So funktioniert Lernen bei Babys
Für Kinder ist es essentiell zu lernen, wie in ihrer Kultur Handlungen ausgeführt und verschiedene Gegenstände üblicherweise benutzt werden.
Ein Team um Stefanie Höhl von der Universität Wien hat die Vermutung, dass Babys beim Beobachten neuer Handlungen ihr eigenes motorisches System im Gehirn aktivieren, in einer aktuellen Studie bestätigt. Außerdem zeigte sich, dass Babys sich auch dann neues Verhalten aneignen, wenn Erwachsene ihnen die Handlungen gar nicht absichtlich beibringen. Die Studie erscheint aktuell im Fachjournal "NeuroImage".
Soziales Lernen spielt bei der Weitergabe von kulturellem Wissen bei Menschen eine besonders wichtige Rolle. Kinder orientieren sich ständig am Verhalten anderer. Bisher war unklar, ob sie bei der Beobachtung neuer Handlungen ihr eigenes motorisches System aktivieren, sprich ob sie die Handlungen "spiegeln". In einem aktuellen Projekt am Institut für Psychologie der Entwicklung und Bildung der Universität Wien und am Max-Planck-Institut für Kognitions- und Neurowissenschaften hat sich Stefanie Höhl gemeinsam mit Wissenschaftler*innen der Freien Universität Berlin mit der Frage befasst, ob das sogenannte Spiegelneuronensystem am Lernen neuer Handlungen bei Babys beteiligt ist. "Wir haben herausgefunden, dass Babys, die neue Handlungen beobachten, sie schon im eigenen motorischen System verarbeiten, bevor sie diese überhaupt selbst ausführen können", so Höhl.

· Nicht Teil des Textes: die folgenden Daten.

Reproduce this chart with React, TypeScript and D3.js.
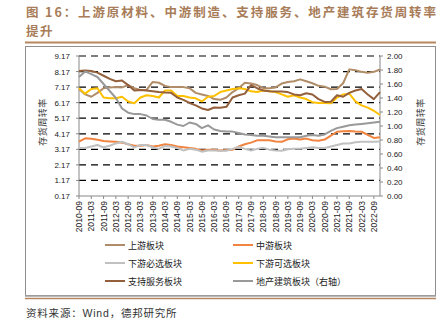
import React from "react";
import * as d3 from "d3";

const categories: string[] = [];
for (let y = 2010; y <= 2022; y++) {
  for (const m of ["03", "06", "09", "12"]) {
    const k = `${y}-${m}`;
    if (k >= "2010-09") categories.push(k);
  }
}
const tickLabels = categories.filter((_, i) => i % 2 === 0 && i <= 48);

const leftTicks = [0.17, 1.17, 2.17, 3.17, 4.17, 5.17, 6.17, 7.17, 8.17, 9.17];
const rightTicks = [0, 0.2, 0.4, 0.6, 0.8, 1.0, 1.2, 1.4, 1.6, 1.8, 2.0];

const upstream = [7.05, 6.7, 6.55, 6.8, 7.1, 7.15, 7.17, 7.15, 7.3, 7.1, 6.98, 7.0, 7.5, 7.45, 7.25, 7.17, 7.17, 7.17, 7.1, 6.8, 6.7, 6.6, 6.4, 6.35, 6.5, 6.85, 7.1, 7.45, 7.4, 7.3, 7.1, 7.1, 7.15, 7.4, 7.5, 7.55, 7.67, 7.55, 7.42, 7.25, 7.2, 7.03, 7.05, 7.42, 8.31, 8.25, 8.15, 8.1, 8.15, 8.3];
const midstream = [3.66, 3.88, 3.85, 3.78, 3.7, 3.68, 3.65, 3.6, 3.5, 3.4, 3.4, 3.45, 3.35, 3.4, 3.5, 3.45, 3.35, 3.3, 3.25, 3.2, 3.1, 3.15, 3.15, 3.1, 3.13, 3.15, 3.35, 3.5, 3.6, 3.75, 3.75, 3.75, 3.68, 3.65, 3.82, 3.86, 3.8, 3.86, 3.75, 3.72, 3.8, 4.05, 4.3, 4.33, 4.35, 4.32, 4.3, 4.1, 3.9, 3.95];
const downEssential = [3.25, 3.25, 3.35, 3.45, 3.3, 3.4, 3.55, 3.66, 3.5, 3.3, 3.45, 3.45, 3.3, 3.2, 3.38, 3.35, 3.25, 3.1, 3.2, 3.15, 3.02, 3.1, 3.1, 3.08, 3.08, 3.2, 3.33, 3.2, 3.1, 3.2, 3.25, 3.15, 3.1, 3.08, 3.18, 3.2, 3.2, 3.25, 3.3, 3.25, 3.25, 3.35, 3.45, 3.55, 3.55, 3.62, 3.66, 3.65, 3.66, 3.68];
const downOptional = [7.1, 6.75, 7.05, 7.1, 6.5, 6.45, 6.45, 6.55, 6.25, 6.13, 6.5, 6.65, 6.6, 6.5, 6.95, 6.95, 6.6, 6.6, 6.5, 6.45, 6.25, 6.55, 6.6, 6.85, 6.95, 7.05, 7.1, 7.05, 6.9, 6.85, 6.95, 6.9, 6.85, 6.7, 6.55, 6.65, 6.5, 6.4, 6.2, 6.15, 6.15, 6.13, 6.5, 6.7, 6.75, 6.25, 6.0, 5.85, 5.65, 5.38];
const support = [8.2, 8.23, 8.2, 8.1, 7.9, 7.7, 7.55, 7.6, 7.3, 6.95, 6.98, 6.95, 6.9, 6.85, 6.82, 6.8, 6.5, 6.35, 6.15, 6.0, 5.8, 5.7, 5.86, 5.85, 5.9, 6.5, 6.65, 6.75, 7.3, 7.1, 6.95, 6.9, 6.88, 6.88, 6.85, 6.7, 6.65, 6.78, 6.7, 6.4, 6.22, 6.23, 6.65, 6.55, 6.8, 6.95, 7.05, 6.7, 6.4, 6.85];
const realEstate = [1.7, 1.78, 1.74, 1.7, 1.6, 1.5, 1.4, 1.25, 1.19, 1.17, 1.17, 1.15, 1.1, 1.09, 1.09, 1.06, 1.02, 1.0, 1.05, 1.03, 0.97, 1.01, 0.95, 0.93, 0.92, 0.92, 0.9, 0.88, 0.87, 0.86, 0.86, 0.85, 0.84, 0.84, 0.84, 0.84, 0.84, 0.86, 0.87, 0.86, 0.88, 0.93, 0.97, 0.99, 1.01, 1.02, 1.03, 1.04, 1.05, 1.06];

const seriesNames = ["上游板块", "中游板块", "下游必选板块", "下游可选板块", "支持服务板块", "地产建筑板块（右轴）"];
const seriesColors = ["#B08D68", "#F08440", "#C0C0C0", "#FFC000", "#94603C", "#999999"];

const W = 447, H = 325;
const PL = 79, PR = 380, PT = 56, PB = 196;

export default function App() {
  const x = d3.scalePoint<string>().domain(categories).range([PL, PR]);
  const yL = d3.scaleLinear().domain([0.17, 9.17]).range([PB, PT]);
  const yR = d3.scaleLinear().domain([0, 2]).range([PB, PT]);
  const series = [
    { v: upstream, s: yL },
    { v: midstream, s: yL },
    { v: downEssential, s: yL },
    { v: downOptional, s: yL },
    { v: support, s: yL },
    { v: realEstate, s: yR },
  ];
  const mk = (vals: number[], sc: d3.ScaleLinear<number, number>) =>
    d3.line<number>().x((_, i) => x(categories[i]) as number).y((d) => sc(d))(vals) || "";
  const font = "'Liberation Sans', Arial, sans-serif";
  const cjk = "'Noto Sans CJK SC', sans-serif";
  const titleColor = "#A87C58";
  const legendPos = [
    [105, 245], [233, 245], [105, 263], [233, 263], [105, 281], [233, 281],
  ];
  return (
    <svg width={W} height={H} style={{ position: "absolute", left: 0, top: 0, background: "#fff" }}>
      <text x={26} y={16.5} fontFamily={cjk} fontWeight="bold" fontSize={12.5} fill={titleColor} textLength={410} lengthAdjust="spacing">图 16：上游原材料、中游制造、支持服务、地产建筑存货周转率</text>
      <text x={26} y={36} fontFamily={cjk} fontWeight="bold" fontSize={12.5} fill={titleColor} letterSpacing={1.5}>提升</text>
      <line x1={25} x2={436} y1={42.5} y2={42.5} stroke="#B8875F" strokeWidth={2} />
      <rect x={25.5} y={46.5} width={410} height={249} fill="none" stroke="#8f8f8f" strokeWidth={1} />
      <line x1={25} x2={436} y1={296} y2={296} stroke="#a0a0a0" strokeWidth={1.5} />
      <line x1={25} x2={436} y1={298.5} y2={298.5} stroke="#B8875F" strokeWidth={1.5} />

      {leftTicks.filter((t) => t > 0.2).map((t) => (
        <line key={"g" + t} x1={PL} x2={PR} y1={yL(t)} y2={yL(t)} stroke="#000" strokeWidth={1.2} strokeDasharray="7,5" />
      ))}
      <line x1={PL} x2={PL} y1={PT} y2={PB} stroke="#888" />
      <line x1={PR} x2={PR} y1={PT} y2={PB} stroke="#888" />
      <line x1={PL} x2={PR} y1={PB} y2={PB} stroke="#888" />
      {leftTicks.map((t) => (
        <g key={"l" + t}>
          <line x1={PL - 3} x2={PL} y1={yL(t)} y2={yL(t)} stroke="#888" />
          <text x={70} y={yL(t) + 3} textAnchor="end" fontFamily={font} fontSize={8} fill="#222">{t.toFixed(2)}</text>
        </g>
      ))}
      {rightTicks.map((t) => (
        <g key={"r" + t}>
          <line x1={PR} x2={PR + 3} y1={yR(t)} y2={yR(t)} stroke="#888" />
          <text x={387} y={yR(t) + 3} fontFamily={font} fontSize={8} fill="#222">{t.toFixed(2)}</text>
        </g>
      ))}
      {tickLabels.map((c) => (
        <g key={c}>
          <line x1={x(c)} x2={x(c)} y1={PB} y2={PB + 3} stroke="#888" />
          <text transform={`translate(${(x(c) as number) + 3},${PB + 5}) rotate(-90)`} textAnchor="end" fontFamily={font} fontSize={8.5} fill="#222">{c}</text>
        </g>
      ))}
      <text transform="translate(46,122) rotate(-90)" textAnchor="middle" fontFamily={cjk} fontSize={9} fill="#333" letterSpacing={0.5}>存货周转率</text>
      <text transform="translate(424,122) rotate(-90)" textAnchor="middle" fontFamily={cjk} fontSize={9} fill="#333" letterSpacing={0.5}>存货周转率</text>

      {series.map((s, i) => (
        <path key={i} d={mk(s.v, s.s)} fill="none" stroke={seriesColors[i]} strokeWidth={2} strokeLinejoin="round" />
      ))}

      {seriesNames.map((n, i) => (
        <g key={n}>
          <line x1={legendPos[i][0]} x2={legendPos[i][0] + 20} y1={legendPos[i][1]} y2={legendPos[i][1]} stroke={seriesColors[i]} strokeWidth={2} />
          <text x={legendPos[i][0] + 23} y={legendPos[i][1] + 3.5} fontFamily={cjk} fontSize={9} fill="#222">{n}</text>
        </g>
      ))}
      <text x={26} y={317} fontFamily={cjk} fontSize={10.5} fill="#333" letterSpacing={0.8}>
        资料来源：<tspan fontFamily={font}>Wind</tspan>，德邦研究所
      </text>
    </svg>
  );
}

Gehirnaktivität verrät, wie Babys lernen
Für die Untersuchung hat das Team 10 und 20 Monate alten Babys verschiedene Handlungen mit Gegenständen gezeigt, z.B. wie eine Massagerolle über die Hand gerollt wird. Die Person sprach dabei das Kind entweder direkt an und nahm Blickkontakt auf oder sie schaute am Kind vorbei ohne direkte Kommunikation. Während die Kinder beobachteten, was die Person mit den Gegenständen tat, wurden mittels Elektroenzephalogramm (EEG) elektrische Signale der Informationsübertragung zwischen den Nervenzellen untersucht. Nachdem einige Handlungen gezeigt worden waren, durften die älteren Kinder selbst mit den Gegenständen hantieren und es wurde notiert, welche der Handlungen sie nachahmten.
"Unsere Beobachtungen zeigten, dass Kinder Handlungen umso mehr nachahmten, je stärker zuvor bei der Beobachtung ihr motorischer Kortex aktiviert war, der auch für die Handlungsausführung zuständig ist", so Höhl. Dabei spielte überraschenderweise die Kommunikation beim Vormachen der Handlung keine Rolle. Dies spricht dafür, dass Babys auch dann gespannt verfolgen und sich aneignen, was andere Menschen tun, wenn Erwachsene ihnen die Handlungen gar nicht absichtlich beibringen oder direkt mit ihnen kommunizieren. Spannend war auch: Bei den jüngeren Kindern konnte die spätere Nachahmung zwar nicht untersucht werden, da sie noch nicht in der Lage waren, die Handlungen selbst auszuführen.
Jedoch zeigten auch die jungen Babys eine ganz ähnliche Aktivität im motorischen Kortex wie die älteren. Schon bevor Babys bestimmte Handlungen selbst ausführen können, scheinen sie die bei anderen beobachteten Handlungen bereits in ihrem eigenen motorischen System zu verarbeiten. Die Studie zeigt, dass motorisches "Spiegeln" bei Babys eine zentrale Rolle beim Erlernen neuer Handlungen spielt.